### [EXERCISE DIRECTIONS]
Repeat exactly, and only, the lines from the one that contains "What React, TypeScript" to the one that contains "const grey = '#595959'", both ends included. Omit every picture.

== == ==

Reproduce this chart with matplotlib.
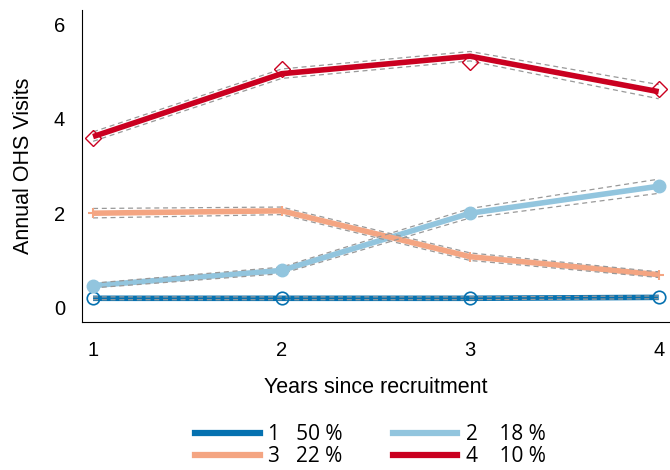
import matplotlib.pyplot as plt
from matplotlib.lines import Line2D

years = [1, 2, 3, 4]

# fitted trajectories per class
fit_1 = [0.20, 0.20, 0.20, 0.22]
fit_2 = [0.47, 0.79, 2.00, 2.57]
fit_3 = [2.00, 2.05, 1.08, 0.70]
fit_4 = [3.62, 4.95, 5.32, 4.57]

# observed means (markers)
obs_1 = [0.20, 0.20, 0.20, 0.22]
obs_2 = [0.47, 0.79, 2.00, 2.57]
obs_3 = [2.00, 2.05, 1.08, 0.70]
obs_4 = [3.60, 5.05, 5.20, 4.62]

# confidence bands
lo_1 = [0.17, 0.17, 0.17, 0.19]
hi_1 = [0.23, 0.23, 0.23, 0.25]
lo_2 = [0.42, 0.72, 1.90, 2.42]
hi_2 = [0.52, 0.86, 2.10, 2.72]
lo_3 = [1.90, 1.97, 1.00, 0.64]
hi_3 = [2.10, 2.13, 1.16, 0.76]
lo_4 = [3.52, 4.85, 5.22, 4.42]
hi_4 = [3.72, 5.05, 5.42, 4.72]

labels = ["1   50 %", "2    18 %", "3   22 %", "4    10 %"]
colors = ["#0571b0", "#92c5de", "#f4a582", "#ca0020"]

plt.rcParams["font.family"] = ["Liberation Sans", "DejaVu Sans"]

fig = plt.figure(figsize=(6.7, 4.7), dpi=100)
ax = fig.add_axes([0.122, 0.315, 0.878, 0.664])

fits = [fit_1, fit_2, fit_3, fit_4]
los = [lo_1, lo_2, lo_3, lo_4]
his = [hi_1, hi_2, hi_3, hi_4]

for i in range(4):
    ax.plot(years, fits[i], color=colors[i], lw=4, zorder=2, solid_capstyle="butt")
    ax.plot(years, los[i], color="#999999", lw=0.9, ls=(0, (4, 3)), zorder=3)
    ax.plot(years, his[i], color="#999999", lw=0.9, ls=(0, (4, 3)), zorder=3)

ax.plot(years, obs_1, ls="none", marker="o", ms=9, mfc="none", mec=colors[0], mew=1.2, zorder=4)
ax.plot(years, obs_2, ls="none", marker="o", ms=9, mfc=colors[1], mec=colors[1], zorder=4)
ax.plot(years, obs_3, ls="none", marker="+", ms=7, mec=colors[2], mew=1.5, zorder=4)
ax.plot(years, obs_4, ls="none", marker="D", ms=8, mfc="none", mec=colors[3], mew=1.0, zorder=4)

ax.set_xlim(0.94, 4.06)
ax.set_ylim(-0.3, 6.3)
ax.set_xticks(years)
ax.set_yticks([0, 2, 4, 6])
ax.tick_params(length=0, labelsize=14.5)
ax.tick_params(axis="x", pad=14)
ax.tick_params(axis="y", pad=12)
ax.spines["top"].set_visible(False)
ax.spines["right"].set_visible(False)
ax.set_xlabel("Years since recruitment", fontsize=15.5, labelpad=12)
ax.set_ylabel("Annual OHS Visits", fontsize=15.5, labelpad=14)

handles = [Line2D([0], [0], color=c, lw=4.5) for c in colors]
order = [0, 2, 1, 3]
fig.legend([handles[k] for k in order], [labels[k] for k in order],
           loc="center", bbox_to_anchor=(0.553, 0.052), ncol=2, frameon=False,
           handlelength=3.1, handletextpad=0.4, columnspacing=2.4, labelspacing=0.05,
           borderpad=0.1, prop={"family": "Open Sans", "size": 15})

fig.savefig("out.png", dpi=100)
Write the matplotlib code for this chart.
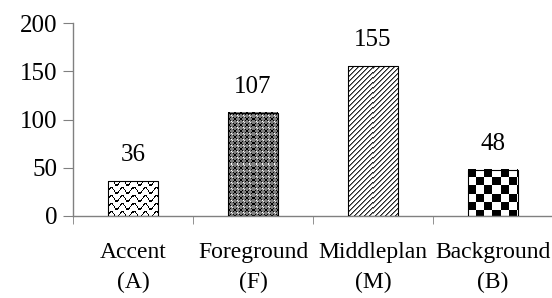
import numpy as np
import matplotlib
matplotlib.use('Agg')
import matplotlib.pyplot as plt

categories = ['Accent\n(A)', 'Foreground\n(F)', 'Middleplan\n(M)', 'Background\n(B)']
values = [36, 107, 155, 48]
yticks = [0, 50, 100, 150, 200]

plt.rcParams['font.family'] = ['Liberation Serif', 'DejaVu Serif']


def texture(kind, w, h):
    xx, yy = np.meshgrid(np.arange(w), np.arange(h))
    img = np.ones((h, w))
    if kind == 'wave':
        ph = yy + 3.0 * np.sin(2 * np.pi * xx / 11.0)
        img[(ph % 8) < 1.8] = 0.0
    elif kind == 'cross':
        img[:] = 0.5
        a = xx % 6
        b = yy % 6
        img[(a < 2) & (b < 2)] = 0.0
        img[((a == 2) | (a == 5)) & ((b == 2) | (b == 5))] = 0.0
        img[(a == 3) & (b == 3)] = 1.0
        img[(a == 4) & (b == 4)] = 0.9
    elif kind == 'diag':
        d = (xx + yy) % 5
        img[d == 0] = 0.15
        img[d == 1] = 0.5
    elif kind == 'check':
        img = (((xx // 8) + (yy // 8)) % 2).astype(float)
    return np.dstack([img, img, img])


fig = plt.figure(figsize=(5.52, 2.98), dpi=100)
ax = fig.add_axes([73 / 552, 82 / 298, 480 / 552, 193 / 298])

x = np.arange(len(values))
bars = ax.bar(x, values, width=0.41, facecolor='none', edgecolor='black', linewidth=0.8, zorder=3)
ax.set_xlim(-0.5, 3.5)
ax.set_ylim(0, 200)

fig.canvas.draw()
kinds = ['wave', 'cross', 'diag', 'check']
for b, k in zip(bars, kinds):
    x0, y0 = b.get_x(), 0
    x1, y1 = b.get_x() + b.get_width(), b.get_height()
    p0 = ax.transData.transform((x0, y0))
    p1 = ax.transData.transform((x1, y1))
    w = int(round(p1[0] - p0[0]))
    h = int(round(p1[1] - p0[1]))
    ax.imshow(texture(k, w, h), extent=(x0, x1, y0, y1), aspect='auto',
              interpolation='nearest', zorder=2)
ax.set_xlim(-0.5, 3.5)
ax.set_ylim(0, 200)

for xi, v in zip(x, values):
    ax.text(xi, v + 27, str(v), ha='center', va='center', fontsize=18)

for s in ['top', 'right']:
    ax.spines[s].set_visible(False)
for s in ['left', 'bottom']:
    ax.spines[s].set_color('#808080')
    ax.spines[s].set_linewidth(1)

ax.set_yticks(yticks)
ax.tick_params(axis='y', colors='#808080', labelcolor='black', labelsize=18,
               length=7, pad=4, direction='out')
ax.set_xticks(x)
ax.set_xticklabels(categories, fontsize=17, linespacing=1.5)
ax.tick_params(axis='x', length=0, pad=19)
ax.set_xticks(np.arange(-0.5, 3.6, 1), minor=True)
ax.tick_params(axis='x', which='minor', length=6, colors='#808080')

fig.savefig('out.png', dpi=100)
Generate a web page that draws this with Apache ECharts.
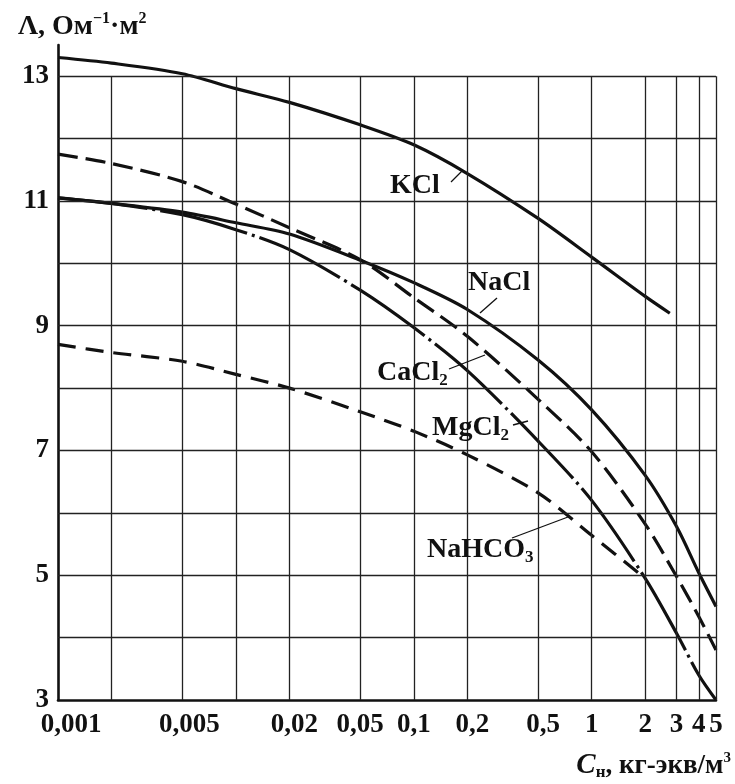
<!DOCTYPE html>
<html><head><meta charset="utf-8">
<script src="https://cdn.jsdelivr.net/npm/echarts@6/dist/echarts.min.js"></script>
<style>html,body{margin:0;padding:0;background:#fff}#c{width:735px;height:784px}</style>
</head><body><div id="c"></div>
<script>
// ---- data ----
const concFull = [0.001, 0.002, 0.005, 0.01, 0.02, 0.05, 0.1, 0.2, 0.5, 1, 2, 3, 4, 5];
const concKCl = [0.001, 0.002, 0.005, 0.01, 0.02, 0.05, 0.1, 0.2, 0.5, 1, 2, 2.75];
const kcl = [13.30, 13.21, 13.04, 12.80, 12.58, 12.22, 11.90, 11.44, 10.72, 10.10, 9.47, 9.20];
const nacl = [11.05, 10.96, 10.82, 10.65, 10.47, 10.05, 9.69, 9.26, 8.45, 7.65, 6.60, 5.78, 5.04, 4.50];
const cacl2 = [11.75, 11.60, 11.31, 10.95, 10.57, 10.06, 9.45, 8.83, 7.82, 6.98, 5.82, 4.98, 4.34, 3.80];
const mgcl2 = [11.05, 10.96, 10.78, 10.54, 10.22, 9.57, 8.97, 8.28, 7.15, 6.20, 4.95, 4.07, 3.40, 3.00];
const concNaHCO3 = [0.001, 0.002, 0.005, 0.01, 0.02, 0.05, 0.1, 0.2, 0.5, 1, 2];
const nahco3 = [8.70, 8.57, 8.43, 8.22, 8.00, 7.62, 7.31, 6.93, 6.32, 5.64, 4.95];

const xTickValues = [0.001, 0.005, 0.02, 0.05, 0.1, 0.2, 0.5, 1, 2, 3, 4, 5];
const xTickLabels = ['0,001', '0,005', '0,02', '0,05', '0,1', '0,2', '0,5', '1', '2', '3', '4', '5'];
const xGridValues = [0.002, 0.005, 0.01, 0.02, 0.05, 0.1, 0.2, 0.5, 1, 2, 3, 4, 5];
const yTickValues = [3, 5, 7, 9, 11, 13];
const yGridValues = [4, 5, 6, 7, 8, 9, 10, 11, 12, 13];

const FONT = '"Liberation Serif", "DejaVu Serif", serif';
const INK = '#111';

function pairs(xs, ys) { return xs.map((x, i) => [x, ys[i]]); }

function curve(name, xs, ys, dash) {
  return {
    name, type: 'line', data: pairs(xs, ys),
    smooth: 0.3,
    showSymbol: false, symbol: 'none', silent: true,
    lineStyle: { color: INK, width: 3.2, type: dash || 'solid', cap: 'butt' },
    emphasis: { disabled: true }, z: 3
  };
}

const gridLines = [];
xGridValues.forEach(v => gridLines.push([{ coord: [v, 3] }, { coord: [v, 13] }]));
yGridValues.forEach(v => gridLines.push([{ coord: [0.001, v] }, { coord: [5, v] }]));

function lbl(x, y, text) {
  return {
    type: 'text', x, y, silent: true, z: 10,
    style: {
      text, fill: INK, fontSize: 28, fontWeight: 'bold', fontFamily: FONT,
      verticalAlign: 'middle', align: 'left', lineHeight: 32,
      rich: {
        sub: { fontSize: 17, fontWeight: 'bold', fontFamily: FONT, fill: INK, lineHeight: 16, verticalAlign: 'bottom' }
      }
    }
  };
}
function lead(x1, y1, x2, y2) {
  return { type: 'line', silent: true, z: 10, shape: { x1, y1, x2, y2 }, style: { stroke: INK, lineWidth: 1.3 } };
}

const tickFont = { color: INK, fontSize: 27, fontWeight: 'bold', fontFamily: FONT };

const chart = echarts.init(document.getElementById('c'), null, { renderer: 'canvas' });
chart.setOption({
  animation: false,
  backgroundColor: '#fff',
  grid: { left: 58, right: 19, top: 45, bottom: 84, containLabel: false },
  xAxis: {
    type: 'log', logBase: 10, min: 0.001, max: 5,
    axisLine: { show: true, lineStyle: { color: INK, width: 2.6 } },
    axisTick: { show: false },
    splitLine: { show: false },
    minorTick: { show: false }, minorSplitLine: { show: false },
    axisLabel: Object.assign({
      customValues: xTickValues, margin: 12,
      rich: {
        p1: Object.assign({ padding: [0, 0, 0, 26] }, tickFont),
        p2: Object.assign({ padding: [0, 0, 0, 14] }, tickFont),
        p3: Object.assign({ padding: [0, 0, 0, 10] }, tickFont)
      },
      formatter: function (v) {
        let best = 0, bd = Infinity;
        xTickValues.forEach((t, i) => { const d = Math.abs(Math.log(v / t)); if (d < bd) { bd = d; best = i; } });
        const s = xTickLabels[best];
        if (best === 0) return '{p1|' + s + '}';
        if (best === 1) return '{p2|' + s + '}';
        if (best === 2 || best === 5 || best === 6) return '{p3|' + s + '}';
        return s;
      }
    }, tickFont)
  },
  yAxis: {
    type: 'value', min: 3, max: 13.5, interval: 1,
    axisLine: { show: true, lineStyle: { color: INK, width: 2.6 } },
    axisTick: { show: false },
    splitLine: { show: false },
    axisLabel: Object.assign({ customValues: yTickValues, margin: 9 }, tickFont)
  },
  series: [
    {
      name: 'grid', type: 'line', data: [], silent: true, z: 1,
      markLine: {
        silent: true, symbol: ['none', 'none'], animation: false,
        label: { show: false }, emphasis: { disabled: true },
        lineStyle: { color: '#222', width: 1.3, type: 'solid' },
        data: gridLines
      }
    },
    curve('KCl', concKCl, kcl),
    curve('NaCl', concFull, nacl),
    curve('CaCl2', concFull, cacl2, [20, 8]),
    curve('MgCl2', concFull, mgcl2, [90, 5, 3, 5]),
    curve('NaHCO3', concNaHCO3, nahco3, [18, 10])
  ],
  graphic: [
    {
      type: 'text', x: 18, y: 27, silent: true,
      style: {
        text: 'Λ, Ом{sup|−1}·м{sup|2}', fill: INK, fontSize: 28, fontWeight: 'bold', fontFamily: FONT,
        verticalAlign: 'middle', lineHeight: 32,
        rich: { sup: { fontSize: 16, fontWeight: 'bold', fontFamily: FONT, fill: INK, lineHeight: 16, verticalAlign: 'top' } }
      }
    },
    {
      type: 'text', x: 731, y: 766, silent: true,
      style: {
        text: '{it|C}{sub|н}, кг-экв/м{sup|3}', fill: INK, fontSize: 27, fontWeight: 'bold', fontFamily: FONT,
        verticalAlign: 'middle', align: 'right', lineHeight: 30,
        rich: {
          it: { fontSize: 29, fontWeight: 'bold', fontStyle: 'italic', fontFamily: FONT, fill: INK },
          sub: { fontSize: 17, fontWeight: 'bold', fontFamily: FONT, fill: INK, lineHeight: 14, verticalAlign: 'bottom' },
          sup: { fontSize: 15, fontWeight: 'bold', fontFamily: FONT, fill: INK, lineHeight: 16, verticalAlign: 'top' }
        }
      }
    },
    lbl(390, 186, 'KCl'), lead(451, 182, 463, 170),
    lbl(468, 283, 'NaCl'), lead(497, 298, 480, 313),
    lbl(377, 373, 'CaCl{sub|2}'), lead(449, 369, 485, 355),
    lbl(432, 428, 'MgCl{sub|2}'), lead(513, 425, 528, 421),
    lbl(427, 550, 'NaHCO{sub|3}'), lead(512, 538, 568, 517)
  ]
});
</script>
</body></html>
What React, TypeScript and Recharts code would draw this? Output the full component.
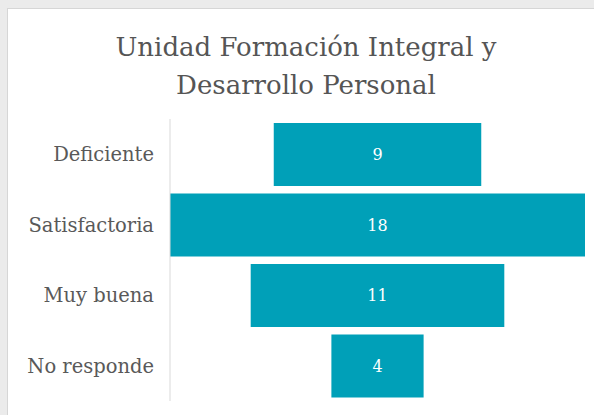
import { Bar, BarChart, LabelList, XAxis, YAxis } from 'recharts'

const categories = ['Deficiente', 'Satisfactoria', 'Muy buena', 'No responde']
const counts = [9, 18, 11, 4]
const titleLines = ['Unidad Formación Integral y', 'Desarrollo Personal']

const maxCount = Math.max(...counts)
// invisible "pad" bar centres each visible bar, giving the funnel shape
const rows = categories.map((name, i) => ({
  name,
  pad: (maxCount - counts[i]) / 2,
  value: counts[i],
}))

const serif = '"DejaVu Serif", serif'
const grey = '#595959'

export default function App() {
  return (
    <div style={{ position: 'absolute', left: 0, top: 0, width: 594, height: 415, background: '#ebebeb', overflow: 'hidden' }}>
      <div style={{ position: 'absolute', left: 7, top: 8, width: 600, height: 420, background: '#fff', borderLeft: '1px solid #d6d6d6', borderTop: '1px solid #d6d6d6' }} />
      <div style={{ position: 'absolute', left: 6, top: 28, width: 600, textAlign: 'center', fontFamily: serif, fontSize: 26, lineHeight: '38px', color: '#555' }}>
        {titleLines.map((t) => <div key={t}>{t}</div>)}
      </div>
      <div style={{ position: 'absolute', left: 0, top: 0 }}>
        <BarChart
          width={594}
          height={415}
          data={rows}
          layout="vertical"
          margin={{ top: 119, right: 9, left: 0, bottom: 14 }}
          barCategoryGap={4}
        >
          <XAxis type="number" domain={[0, maxCount]} hide />
          <YAxis
            type="category"
            dataKey="name"
            width={170}
            axisLine={{ stroke: '#d9d9d9' }}
            tickLine={false}
            tickMargin={10}
            tick={{ fill: grey, fontSize: 19.5, fontFamily: serif }}
          />
          <Bar dataKey="pad" stackId="f" fill="transparent" isAnimationActive={false} />
          <Bar dataKey="value" stackId="f" fill="#00a0b8" isAnimationActive={false}>
            <LabelList dataKey="value" position="center" fill="#fff" fontSize={16} fontFamily={serif} />
          </Bar>
        </BarChart>
      </div>
    </div>
  )
}
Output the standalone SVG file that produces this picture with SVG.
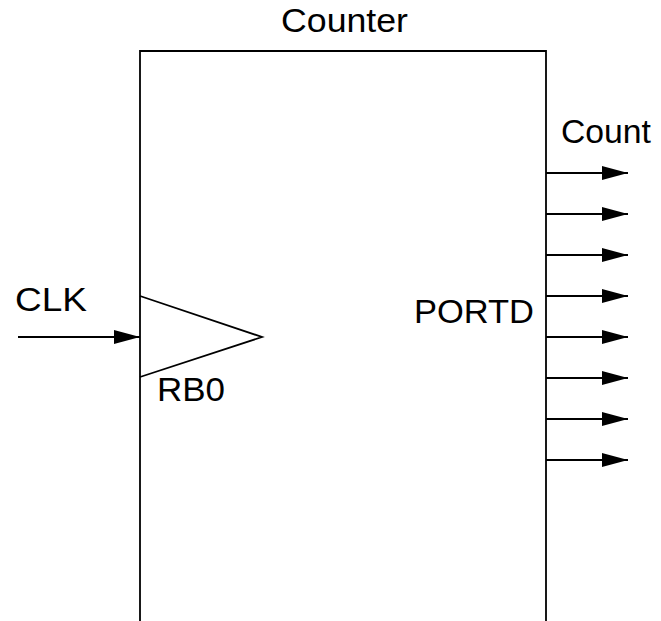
<svg xmlns="http://www.w3.org/2000/svg" width="661" height="621" viewBox="0 0 661 621">
  <style>
    .ln { fill: none; stroke: #000; stroke-width: 1.8; }
    .lbl { font-family: "Liberation Sans", Arial, sans-serif; font-size: 32.5px; fill: #000; }
  </style>
  <defs>
    <marker id="arrow" markerUnits="userSpaceOnUse" markerWidth="26" markerHeight="14" refX="26" refY="7" orient="auto">
      <path d="M0,0 L26,7 L0,14 Z" fill="#000"/>
    </marker>
  </defs>
  <rect width="661" height="621" fill="#fff"/>

  <!-- Counter block: open at the bottom edge -->
  <g id="counter">
    <path class="ln" d="M140,621 V51 H546 V621"/>
    <text class="lbl" x="281" y="32" textLength="127" lengthAdjust="spacingAndGlyphs">Counter</text>
  </g>

  <!-- Clock input triangle -->
  <g id="clock-input">
    <path class="ln" d="M140,296 L262,337 L140,377"/>
    <text class="lbl" x="157" y="401" textLength="68" lengthAdjust="spacingAndGlyphs">RB0</text>
  </g>

  <g id="clk-label">
    <text class="lbl" x="15" y="311" textLength="72" lengthAdjust="spacingAndGlyphs">CLK</text>
  </g>

  <g id="portd">
    <text class="lbl" x="414" y="323" textLength="120" lengthAdjust="spacingAndGlyphs">PORTD</text>
    <text class="lbl" x="561" y="143" textLength="90" lengthAdjust="spacingAndGlyphs">Count</text>
  </g>

  <g id="connectors">
    <line class="ln" x1="18" y1="337" x2="140" y2="337" marker-end="url(#arrow)"/>
    <line class="ln" x1="546" y1="173" x2="628" y2="173" marker-end="url(#arrow)"/>
    <line class="ln" x1="546" y1="214" x2="628" y2="214" marker-end="url(#arrow)"/>
    <line class="ln" x1="546" y1="255" x2="628" y2="255" marker-end="url(#arrow)"/>
    <line class="ln" x1="546" y1="296" x2="628" y2="296" marker-end="url(#arrow)"/>
    <line class="ln" x1="546" y1="337" x2="628" y2="337" marker-end="url(#arrow)"/>
    <line class="ln" x1="546" y1="378" x2="628" y2="378" marker-end="url(#arrow)"/>
    <line class="ln" x1="546" y1="419" x2="628" y2="419" marker-end="url(#arrow)"/>
    <line class="ln" x1="546" y1="460" x2="628" y2="460" marker-end="url(#arrow)"/>
  </g>
</svg>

== == ==

### [THE ANSWER]
What React, TypeScript and Recharts code would draw this? Output the full component.
import { Bar, BarChart, LabelList, XAxis, YAxis } from 'recharts'

const categories = ['Deficiente', 'Satisfactoria', 'Muy buena', 'No responde']
const counts = [9, 18, 11, 4]
const titleLines = ['Unidad Formación Integral y', 'Desarrollo Personal']

const maxCount = Math.max(...counts)
// invisible "pad" bar centres each visible bar, giving the funnel shape
const rows = categories.map((name, i) => ({
  name,
  pad: (maxCount - counts[i]) / 2,
  value: counts[i],
}))

const serif = '"DejaVu Serif", serif'
const grey = '#595959'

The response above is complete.